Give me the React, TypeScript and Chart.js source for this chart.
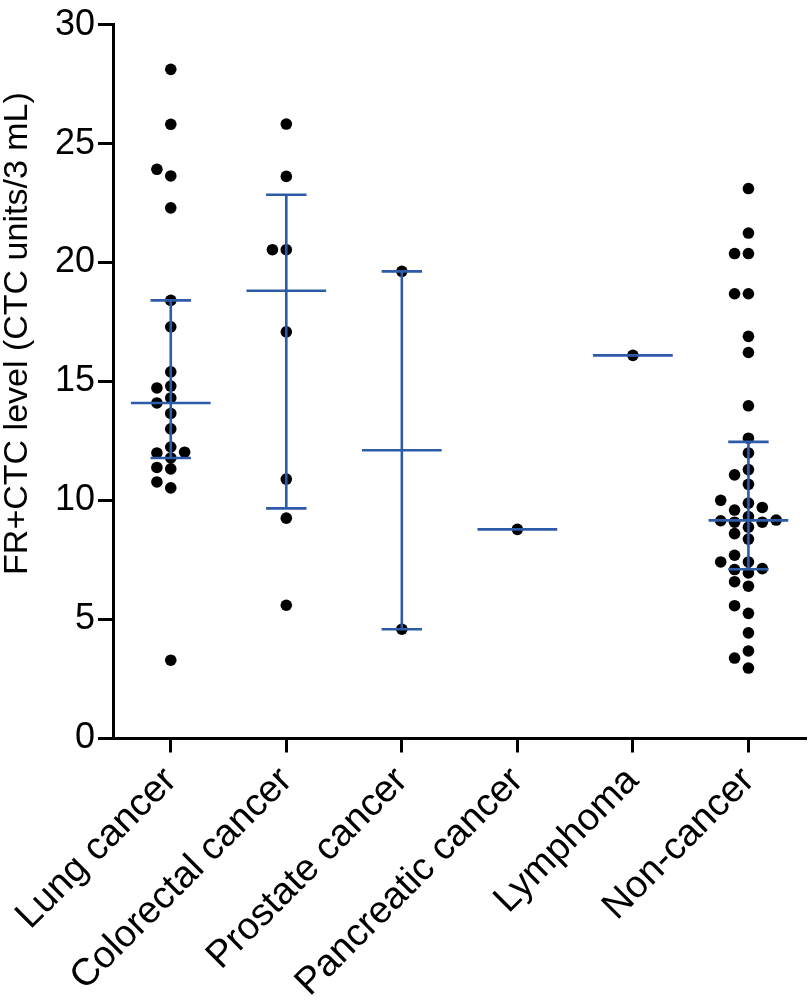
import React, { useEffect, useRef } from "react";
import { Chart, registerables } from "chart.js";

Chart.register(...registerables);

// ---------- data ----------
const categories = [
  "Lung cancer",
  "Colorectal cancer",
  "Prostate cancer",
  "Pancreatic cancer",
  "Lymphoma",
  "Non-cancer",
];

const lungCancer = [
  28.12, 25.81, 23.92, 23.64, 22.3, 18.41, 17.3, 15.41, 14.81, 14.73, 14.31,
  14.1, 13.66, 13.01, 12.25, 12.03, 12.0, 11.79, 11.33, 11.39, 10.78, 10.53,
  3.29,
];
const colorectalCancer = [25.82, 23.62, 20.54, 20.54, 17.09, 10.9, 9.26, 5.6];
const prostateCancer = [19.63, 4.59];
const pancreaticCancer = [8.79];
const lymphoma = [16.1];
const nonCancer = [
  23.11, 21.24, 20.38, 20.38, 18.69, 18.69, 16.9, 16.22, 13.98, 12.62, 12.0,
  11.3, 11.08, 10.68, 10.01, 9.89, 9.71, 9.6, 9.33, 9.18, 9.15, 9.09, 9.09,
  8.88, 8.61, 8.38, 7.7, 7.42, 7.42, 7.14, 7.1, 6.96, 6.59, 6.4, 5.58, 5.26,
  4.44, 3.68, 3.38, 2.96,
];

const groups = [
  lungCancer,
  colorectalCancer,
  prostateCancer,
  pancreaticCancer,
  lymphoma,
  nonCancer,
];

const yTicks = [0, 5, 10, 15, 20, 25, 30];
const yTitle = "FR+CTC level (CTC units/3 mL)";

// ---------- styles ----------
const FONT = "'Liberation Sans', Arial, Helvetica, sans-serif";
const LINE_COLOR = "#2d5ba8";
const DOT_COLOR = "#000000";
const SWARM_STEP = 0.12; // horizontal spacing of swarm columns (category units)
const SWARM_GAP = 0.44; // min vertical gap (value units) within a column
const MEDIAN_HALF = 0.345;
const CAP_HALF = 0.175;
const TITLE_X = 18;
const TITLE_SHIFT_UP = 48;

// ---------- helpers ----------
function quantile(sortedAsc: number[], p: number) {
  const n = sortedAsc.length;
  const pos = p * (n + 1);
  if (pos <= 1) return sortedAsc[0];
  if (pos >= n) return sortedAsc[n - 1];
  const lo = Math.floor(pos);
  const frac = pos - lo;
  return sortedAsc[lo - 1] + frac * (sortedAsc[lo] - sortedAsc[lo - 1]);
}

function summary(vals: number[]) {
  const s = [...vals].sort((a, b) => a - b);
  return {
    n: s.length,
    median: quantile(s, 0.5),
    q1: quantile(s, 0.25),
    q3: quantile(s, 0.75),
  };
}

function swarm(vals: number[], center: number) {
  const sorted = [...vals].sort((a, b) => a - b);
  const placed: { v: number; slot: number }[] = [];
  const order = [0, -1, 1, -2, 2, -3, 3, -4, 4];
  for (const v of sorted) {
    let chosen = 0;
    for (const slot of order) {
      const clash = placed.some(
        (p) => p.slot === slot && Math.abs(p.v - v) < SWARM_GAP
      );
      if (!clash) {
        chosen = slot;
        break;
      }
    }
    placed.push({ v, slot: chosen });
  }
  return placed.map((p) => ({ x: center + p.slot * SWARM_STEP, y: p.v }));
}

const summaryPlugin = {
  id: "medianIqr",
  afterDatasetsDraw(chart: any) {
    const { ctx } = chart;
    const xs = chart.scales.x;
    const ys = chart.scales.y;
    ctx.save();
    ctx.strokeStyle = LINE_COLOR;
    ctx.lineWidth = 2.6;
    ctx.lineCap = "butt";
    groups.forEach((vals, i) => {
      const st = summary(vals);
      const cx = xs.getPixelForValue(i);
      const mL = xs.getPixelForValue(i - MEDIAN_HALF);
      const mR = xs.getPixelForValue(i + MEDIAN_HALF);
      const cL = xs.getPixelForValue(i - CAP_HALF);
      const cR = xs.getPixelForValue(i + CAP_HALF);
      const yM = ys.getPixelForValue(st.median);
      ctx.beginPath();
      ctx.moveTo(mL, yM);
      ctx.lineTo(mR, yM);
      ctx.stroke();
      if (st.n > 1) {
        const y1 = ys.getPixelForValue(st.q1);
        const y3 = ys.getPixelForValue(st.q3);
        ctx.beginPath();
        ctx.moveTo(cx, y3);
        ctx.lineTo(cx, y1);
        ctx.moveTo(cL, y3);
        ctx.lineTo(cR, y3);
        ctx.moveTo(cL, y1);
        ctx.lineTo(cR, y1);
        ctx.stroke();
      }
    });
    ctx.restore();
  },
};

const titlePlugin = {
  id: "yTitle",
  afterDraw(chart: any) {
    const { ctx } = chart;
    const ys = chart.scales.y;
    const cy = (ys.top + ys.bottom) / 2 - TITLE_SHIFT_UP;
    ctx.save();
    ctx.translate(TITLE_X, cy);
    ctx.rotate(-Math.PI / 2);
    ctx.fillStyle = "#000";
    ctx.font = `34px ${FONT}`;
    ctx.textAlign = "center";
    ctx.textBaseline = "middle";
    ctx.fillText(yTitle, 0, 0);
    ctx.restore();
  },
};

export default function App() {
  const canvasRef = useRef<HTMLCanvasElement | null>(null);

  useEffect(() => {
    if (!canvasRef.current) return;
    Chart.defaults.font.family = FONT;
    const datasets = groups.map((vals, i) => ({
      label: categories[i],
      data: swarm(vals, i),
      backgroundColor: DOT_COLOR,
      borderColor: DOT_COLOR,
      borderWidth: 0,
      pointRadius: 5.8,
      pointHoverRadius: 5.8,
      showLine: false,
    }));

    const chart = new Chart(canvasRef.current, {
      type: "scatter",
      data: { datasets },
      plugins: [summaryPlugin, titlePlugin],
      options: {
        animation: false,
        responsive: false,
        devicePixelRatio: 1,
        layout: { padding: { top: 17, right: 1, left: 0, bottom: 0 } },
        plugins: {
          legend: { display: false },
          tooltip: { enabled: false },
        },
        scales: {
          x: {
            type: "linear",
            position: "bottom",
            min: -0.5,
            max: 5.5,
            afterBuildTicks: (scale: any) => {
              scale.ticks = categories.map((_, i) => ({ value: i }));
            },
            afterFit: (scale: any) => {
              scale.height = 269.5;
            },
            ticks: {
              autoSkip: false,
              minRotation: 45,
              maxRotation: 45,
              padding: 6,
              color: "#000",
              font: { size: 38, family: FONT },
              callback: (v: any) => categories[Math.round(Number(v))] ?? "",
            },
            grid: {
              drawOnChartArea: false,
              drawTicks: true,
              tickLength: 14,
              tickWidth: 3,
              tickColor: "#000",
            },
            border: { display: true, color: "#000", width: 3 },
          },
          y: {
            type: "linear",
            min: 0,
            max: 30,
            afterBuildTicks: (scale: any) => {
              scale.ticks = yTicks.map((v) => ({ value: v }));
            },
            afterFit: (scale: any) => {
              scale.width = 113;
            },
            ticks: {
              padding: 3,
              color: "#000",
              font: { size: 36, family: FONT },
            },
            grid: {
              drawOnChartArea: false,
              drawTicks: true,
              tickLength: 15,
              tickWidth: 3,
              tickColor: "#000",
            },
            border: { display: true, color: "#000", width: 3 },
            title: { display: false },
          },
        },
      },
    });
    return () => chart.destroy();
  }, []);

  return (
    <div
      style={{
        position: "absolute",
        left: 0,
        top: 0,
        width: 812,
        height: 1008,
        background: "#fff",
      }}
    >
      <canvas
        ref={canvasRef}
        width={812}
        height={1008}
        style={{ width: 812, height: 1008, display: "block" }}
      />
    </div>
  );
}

::::::::

#### [WRITTEN REQUEST]
Write out every line of the listing that holds the word "React".

#### [THE OUTPUT]
Give me the React, TypeScript and Chart.js source for this chart.
import React, { useEffect, useRef } from "react";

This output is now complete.